Looking at the OFW tree on the E250, there is a cpu-fan-speeds property. I assumed that this meant that the fan speed would be controllable from software, maybe similar to the SB1000/SB2000. However, the ecadc driver only handled reading the temperatures, so I wondered if there was another chip that controlled the fan. I have a spare set of boards, so I went over them with a magnifying glass and found:
System Board | |
---|---|
PCF8584T | Controller |
PCF8591 | Digital Analogue and Analogue Digital Converter |
ATMEL 24C02N | EEPROM (2KB) |
DS1307 | Real-Time Clock |
Power Distribution Board | |
PCF8591 | Digital Analogue and Analogue Digital Converter |
PCF8574AT | Remote 8-Bit I/O Expander |
PCF8574AT | Remote 8-Bit I/O Expander |
Backplane (SCSI) | |
PCF8574AT | Remote 8-Bit I/O Expander |
PCF8574AT | Remote 8-Bit I/O Expander |
PCF8574AT | Remote 8-Bit I/O Expander |
Using i2cscan, I saw these show up on the I²C bus, although the PCF8591T at address 0x4a didn't show up, but we know about that from OFW. Because these chips have a small range of addresses, it's easy to match address to chip type:
Address | Chip |
---|---|
0x38 | PCF8574AT |
0x39 | PCF8574AT |
0x3d | PCF8574AT |
0x3e | PCF8574AT |
0x3f | PCF8574AT |
0x4a | PCF8591T |
0x4e | PCF8591 |
0x52 | 24C02N |
0x68 | DS1307 |
I assumed that the PCF8591 on the system board is at address 0x4e, and the PCF8591T on the power distribution board is at address 0x4a because of the information in OFW. Comparing OFW information from other machines, the Atmel 24C02N is the NVRAM and the DS1307 is the clock for the RSC. This left the 5 PCF8574AT chips to identify. As there is no other chip that can control the fans, it seemed very likely that the PCF8591T would do this. The information in OFW only has information 2 of the 4 channels, so I guessed that the other channels might control the fans. I committed the change to add the I²C devices before looking at controlling the fan speed.

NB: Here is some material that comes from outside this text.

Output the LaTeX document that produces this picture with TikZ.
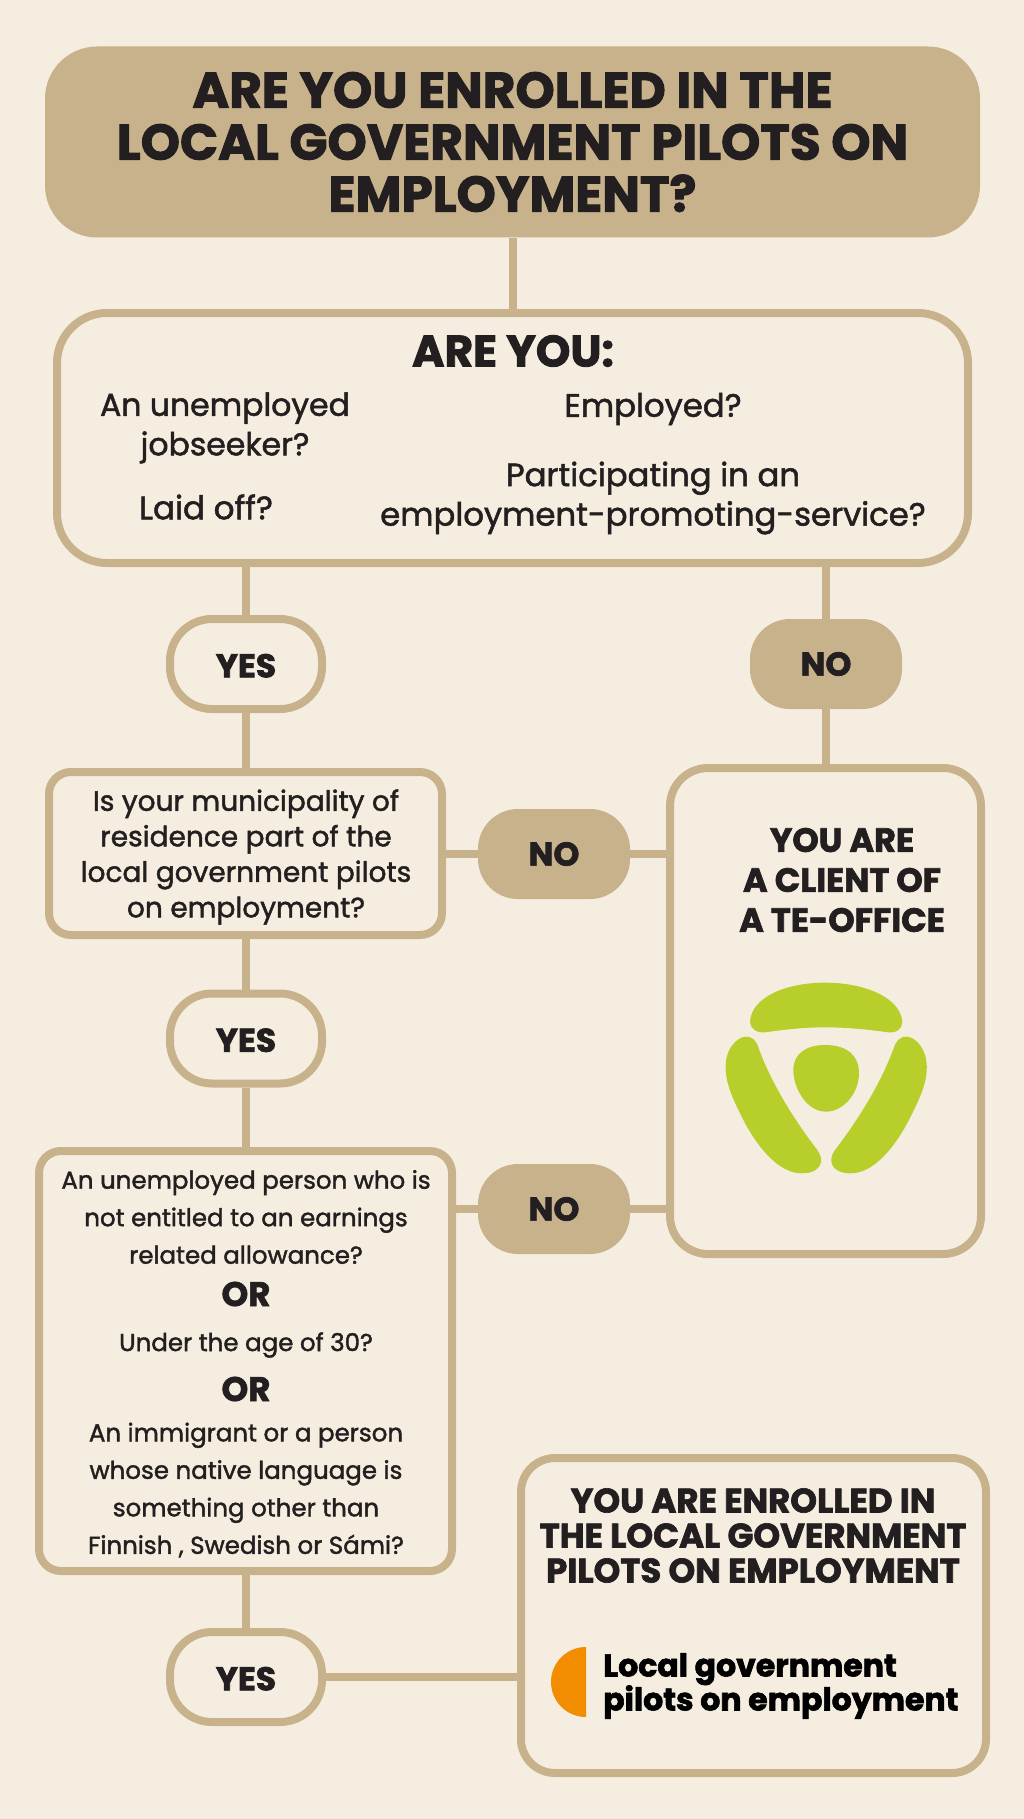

Looking at the cpu-fan-speeds property and writing values from 0x64 to 0xff to both channels showed that channel 1 controlled the fan speed. However, the minimum value read from channel 1 was 0x96, so it seems that writing lower values has no effect. The value read seemed to be approximately 1/16 lower than the value written too, but the read value is only used for display output, so this seemed unimportant. Writing to channel 2 didn't appear to do anything. Looking at the tda driver, there is code there to read a sensor and adjust the fan speed. Using a similar design seemed sensible. However, the OFW properties seem to suggest that the raw value read from the sensors could be used as an index into the cpu-fan-speeds property, as was already done using the cpu-temp-factors property to calculate the real temperature. However, after the calculation, the raw value was lost, and there isn't a one-to-one mapping if reversing the calculation.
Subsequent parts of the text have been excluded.